PROBLEM TO WORK ON: Leaving out every picture, copy the lines of the data exactly, from the first through the line containing "22.5, fill: TEXT".

═══ SUPPLIED DATA

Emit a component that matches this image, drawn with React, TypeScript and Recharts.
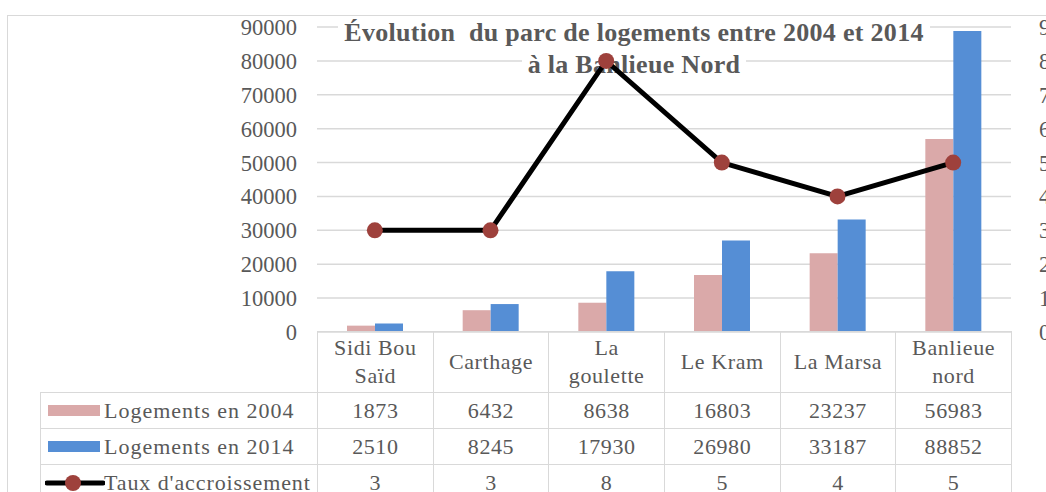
import { ComposedChart, Bar, Line, XAxis, YAxis, CartesianGrid } from "recharts"

const categories = ["Sidi Bou\nSaïd", "Carthage", "La\ngoulette", "Le Kram", "La Marsa", "Banlieue\nnord"]
const logements2004 = [1873, 6432, 8638, 16803, 23237, 56983]
const logements2014 = [2510, 8245, 17930, 26980, 33187, 88852]
const tauxAccroissement = [3, 3, 8, 5, 4, 5]
const leftTicks = [0, 10000, 20000, 30000, 40000, 50000, 60000, 70000, 80000, 90000]
const rightTicks = [0, 1, 2, 3, 4, 5, 6, 7, 8, 9]

const NAME_2004 = "Logements en 2004"
const NAME_2014 = "Logements en 2014"
const NAME_TAUX = "Taux d'accroissement"

const W = 1046
const H = 492
const PLOT_L = 317
const PLOT_R = 1011
const PLOT_T = 27
const PLOT_B = 332
const COL_W = (PLOT_R - PLOT_L) / categories.length

const PINK = "#DAA9A9"
const BLUE = "#558ED5"
const DOT = "#9E413C"
const GRID = "#D9D9D9"
const TEXT = "#595959"
const FONT = "'Liberation Serif', 'Times New Roman', serif"

const data = categories.map((c, i) => ({
  name: c,
  a: logements2004[i],
  b: logements2014[i],
  t: tauxAccroissement[i],
}))

const tickStyle = { fontFamily: FONT, fontSize: 22.5, fill: TEXT }

const cell: React.CSSProperties = {
  border: `1.5px solid ${GRID}`,
  textAlign: "center",
  padding: 0,
  fontFamily: FONT,
  fontSize: 22,
  letterSpacing: 0.6,
  color: TEXT,
  lineHeight: "28px",
  whiteSpace: "pre-line",
}

function Swatch({ kind }: { kind: "a" | "b" | "t" }) {
  if (kind === "t") {
    return (
      <svg width={60} height={20} style={{ position: "absolute", left: 4, top: 8 }}>
        <line x1={2} y1={10} x2={58} y2={10} stroke="#000" strokeWidth={5} strokeLinecap="round" />
        <circle cx={28} cy={10} r={8} fill={DOT} />
      </svg>
    )
  }
  return (
    <span
      style={{
        position: "absolute", left: 7, top: 12, width: 52, height: 11,
        backgroundColor: kind === "a" ? PINK : BLUE,
      }}
    />
  )
}

function DataTable() {
  const rows: { kind: "a" | "b" | "t"; label: string; values: number[] }[] = [
    { kind: "a", label: NAME_2004, values: logements2004 },
    { kind: "b", label: NAME_2014, values: logements2014 },
    { kind: "t", label: NAME_TAUX, values: tauxAccroissement },
  ]
  return (
    <table
      style={{
        position: "absolute", left: 40, top: PLOT_B - 1, borderCollapse: "collapse",
        tableLayout: "fixed", width: PLOT_R - 40,
      }}
    >
      <colgroup>
        <col style={{ width: PLOT_L - 40 }} />
        {categories.map((c) => <col key={c} style={{ width: COL_W }} />)}
      </colgroup>
      <tbody>
        <tr style={{ height: 61 }}>
          <td style={{ ...cell, border: "none" }} />
          {categories.map((c) => <td key={c} style={cell}>{c}</td>)}
        </tr>
        {rows.map((r) => (
          <tr key={r.label} style={{ height: 36 }}>
            <td
              style={{
                ...cell, position: "relative", textAlign: "left", paddingLeft: 63,
                letterSpacing: r.kind === "t" ? 0.9 : 1, whiteSpace: "nowrap",
              }}
            >
              <Swatch kind={r.kind} />
              {r.label}
            </td>
            {r.values.map((v, i) => <td key={i} style={cell}>{v}</td>)}
          </tr>
        ))}
      </tbody>
    </table>
  )
}

export default function App() {
  return (
    <div style={{ position: "relative", width: W, height: H, overflow: "hidden", background: "#fff" }}>
      <style>{"body{margin:0}"}</style>
      <div
        style={{
          position: "absolute", left: 7, top: 15, width: 1200, height: 700,
          border: `1.5px solid ${GRID}`,
        }}
      />

      {/* grid, left axis and bars */}
      <div style={{ position: "absolute", left: 0, top: 0 }}>
        <ComposedChart
          width={W} height={H} data={data} barGap={0}
          margin={{ top: PLOT_T, right: W - PLOT_R, bottom: H - PLOT_B, left: PLOT_L - 60 }}
        >
          <CartesianGrid vertical={false} stroke={GRID} strokeWidth={1.5} yAxisId="l" />
          <XAxis dataKey="name" hide />
          <YAxis
            yAxisId="l" domain={[0, 90000]} ticks={leftTicks} interval={0} width={60}
            axisLine={false} tickLine={false} tickSize={8} tickMargin={12} tick={tickStyle}
          />
          <Bar yAxisId="l" dataKey="a" name={NAME_2004} fill={PINK} barSize={28} isAnimationActive={false} />
          <Bar yAxisId="l" dataKey="b" name={NAME_2014} fill={BLUE} barSize={28} isAnimationActive={false} />
        </ComposedChart>
      </div>

      {/* title, its box covers the gridlines */}
      <div
        style={{
          position: "absolute", left: 0, top: 17, width: 1268, textAlign: "center",
          fontFamily: FONT, fontWeight: "bold", fontSize: 26, letterSpacing: 0.3,
          color: TEXT, lineHeight: "32px",
        }}
      >
        <span style={{ background: "#fff", padding: "0 6px", whiteSpace: "pre" }}>
          {"Évolution  du parc de logements entre 2004 et 2014"}
        </span>
        <br />
        <span style={{ background: "#fff", padding: "0 6px" }}>à la Banlieue Nord</span>
      </div>

      {/* rate line (right axis) on top of the title */}
      <div style={{ position: "absolute", left: 0, top: 0 }}>
        <ComposedChart
          width={W} height={H} data={data}
          margin={{ top: PLOT_T, right: 0, bottom: H - PLOT_B, left: PLOT_L }}
        >
          <XAxis dataKey="name" hide scale="band" />
          <YAxis
            yAxisId="r" orientation="right" domain={[0, 9]} ticks={rightTicks} interval={0} width={W - PLOT_R}
            axisLine={false} tickLine={false} tickSize={8} tickMargin={20}
            tick={{ ...tickStyle, textAnchor: "start" }}
          />
          <Line
            yAxisId="r" dataKey="t" name={NAME_TAUX} stroke="#000" strokeWidth={5}
            dot={{ r: 8, fill: DOT, stroke: DOT, strokeWidth: 0 }} activeDot={false}
            isAnimationActive={false}
          />
        </ComposedChart>
      </div>

      <DataTable />
    </div>
  )
}
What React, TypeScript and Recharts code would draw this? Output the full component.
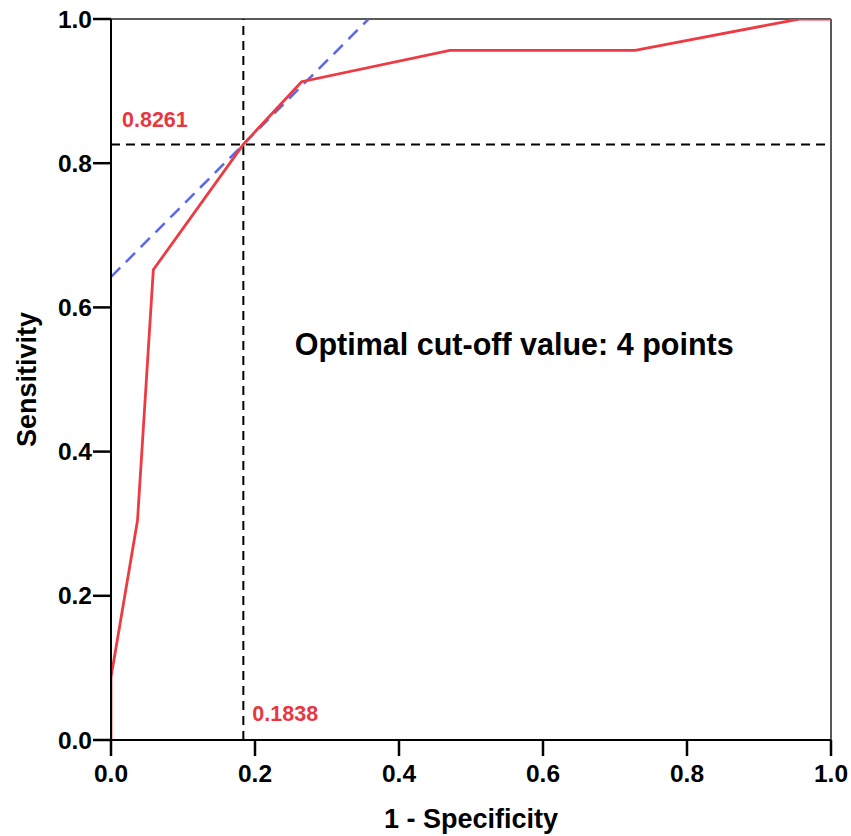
import {
	Label,
	Line,
	LineChart,
	ReferenceDot,
	ReferenceLine,
	XAxis,
	YAxis,
} from "recharts";

// ROC curve points (1 - specificity, sensitivity)
const fprValues = [0, 0, 0.0368, 0.0588, 0.1838, 0.2647, 0.4706, 0.7279, 0.9559, 1];
const sensValues = [0, 0.087, 0.3043, 0.6522, 0.8261, 0.913, 0.9565, 0.9565, 1, 1];

const cutFpr = 0.1838;
const cutSens = 0.8261;
const youden = cutSens - cutFpr;

const tickValues = [0, 0.2, 0.4, 0.6, 0.8, 1];
const noteText = "Optimal cut-off value: 4 points";
const notePos = { x: 0.56, y: 0.534 };

const rocData = fprValues.map((fpr, i) => ({ fpr, sens: sensValues[i] }));
// tangent line y = x + J, clipped at sensitivity 1
const tangentData = [
	{ fpr: 0, sens: youden },
	{ fpr: 1 - youden, sens: 1 },
];

const font = "Arial, 'Liberation Sans', sans-serif";
const red = "#ee3a42";
const labelRed = "#e8383f";

export default function App() {
	return (
		<div style={{ position: "absolute", left: 0, top: 0, width: 851, height: 836, overflow: "hidden", background: "#fff" }}>
			<LineChart
				width={851}
				height={836}
				margin={{ top: 19, right: 20, left: 0, bottom: 0 }}
			>
				<XAxis
					dataKey="fpr"
					type="number"
					domain={[0, 1]}
					ticks={tickValues}
					allowDataOverflow
					height={96}
					tickSize={16}
					tickMargin={9}
					stroke="#000"
					axisLine={{ stroke: "#000", strokeWidth: 2 }}
					tickLine={{ stroke: "#000", strokeWidth: 2.5 }}
					tick={{ fill: "#000", fontSize: 24.5, fontWeight: 700, fontFamily: font }}
					tickFormatter={(v: number) => v.toFixed(1)}
				>
					<Label
						content={(p: any) => {
							const vb = p.viewBox;
							return (
								<text
									x={vb.x + vb.width / 2}
									y={vb.y + vb.height - 8}
									textAnchor="middle"
									fontSize={27}
									fontWeight={700}
									fontFamily={font}
									fill="#000"
								>
									1 - Specificity
								</text>
							);
						}}
					/>
				</XAxis>
				<YAxis
					type="number"
					domain={[0, 1]}
					ticks={tickValues}
					allowDataOverflow
					width={111}
					tickSize={18}
					tickMargin={1}
					axisLine={{ stroke: "#000", strokeWidth: 2 }}
					tickLine={{ stroke: "#000", strokeWidth: 2.5 }}
					tick={{ fill: "#000", fontSize: 24.5, fontWeight: 700, fontFamily: font }}
					tickFormatter={(v: number) => v.toFixed(1)}
				>
					<Label
						content={(p: any) => {
							const vb = p.viewBox;
							const cx = 27;
							const cy = vb.y + vb.height / 2;
							return (
								<text
									x={cx}
									y={cy}
									transform={`rotate(-90 ${cx} ${cy})`}
									textAnchor="middle"
									dominantBaseline="central"
									fontSize={27}
									fontWeight={700}
									fontFamily={font}
									fill="#000"
								>
									Sensitivity
								</text>
							);
						}}
					/>
				</YAxis>
				<ReferenceLine y={1} stroke="#222" strokeWidth={1.5} />
				<ReferenceLine x={1} stroke="#222" strokeWidth={1.5} />
				<ReferenceLine
					y={cutSens}
					stroke="#000"
					strokeWidth={2}
					strokeDasharray="9 6"
					label={{
						content: (p: any) => (
							<text
								x={p.viewBox.x + 11}
								y={p.viewBox.y - 17}
								fontSize={21.5}
								fontWeight={700}
								fontFamily={font}
								fill={labelRed}
							>
								{cutSens.toFixed(4)}
							</text>
						),
					}}
				/>
				<ReferenceLine
					x={cutFpr}
					stroke="#000"
					strokeWidth={2}
					strokeDasharray="9 6"
					label={{
						content: (p: any) => (
							<text
								x={p.viewBox.x + 9}
								y={p.viewBox.y + p.viewBox.height - 19}
								fontSize={21.5}
								fontWeight={700}
								fontFamily={font}
								fill={labelRed}
							>
								{cutFpr.toFixed(4)}
							</text>
						),
					}}
				/>
				<Line
					data={tangentData}
					dataKey="sens"
					type="linear"
					stroke="#5a66ee"
					strokeWidth={2.5}
					strokeDasharray="13 8"
					dot={false}
					activeDot={false}
					isAnimationActive={false}
				/>
				<Line
					data={rocData}
					dataKey="sens"
					type="linear"
					stroke={red}
					strokeWidth={2.8}
					dot={false}
					activeDot={false}
					isAnimationActive={false}
				/>
				<ReferenceDot
					x={notePos.x}
					y={notePos.y}
					r={0}
					fill="none"
					stroke="none"
					label={{
						content: (p: any) => (
							<text
								x={p.viewBox.x}
								y={p.viewBox.y}
								textAnchor="middle"
								fontSize={30.5}
								fontWeight={700}
								fontFamily={font}
								fill="#000"
							>
								{noteText}
							</text>
						),
					}}
				/>
			</LineChart>
		</div>
	);
}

══════

TASK RESULT:
Emit a component that matches this image, drawn with React, TypeScript and Recharts.
import { ComposedChart, Bar, Line, XAxis, YAxis, CartesianGrid } from "recharts"

const categories = ["Sidi Bou\nSaïd", "Carthage", "La\ngoulette", "Le Kram", "La Marsa", "Banlieue\nnord"]
const logements2004 = [1873, 6432, 8638, 16803, 23237, 56983]
const logements2014 = [2510, 8245, 17930, 26980, 33187, 88852]
const tauxAccroissement = [3, 3, 8, 5, 4, 5]
const leftTicks = [0, 10000, 20000, 30000, 40000, 50000, 60000, 70000, 80000, 90000]
const rightTicks = [0, 1, 2, 3, 4, 5, 6, 7, 8, 9]

const NAME_2004 = "Logements en 2004"
const NAME_2014 = "Logements en 2014"
const NAME_TAUX = "Taux d'accroissement"

const W = 1046
const H = 492
const PLOT_L = 317
const PLOT_R = 1011
const PLOT_T = 27
const PLOT_B = 332
const COL_W = (PLOT_R - PLOT_L) / categories.length

const PINK = "#DAA9A9"
const BLUE = "#558ED5"
const DOT = "#9E413C"
const GRID = "#D9D9D9"
const TEXT = "#595959"
const FONT = "'Liberation Serif', 'Times New Roman', serif"

const data = categories.map((c, i) => ({
  name: c,
  a: logements2004[i],
  b: logements2014[i],
  t: tauxAccroissement[i],
}))

const tickStyle = { fontFamily: FONT, fontSize: 22.5, fill: TEXT }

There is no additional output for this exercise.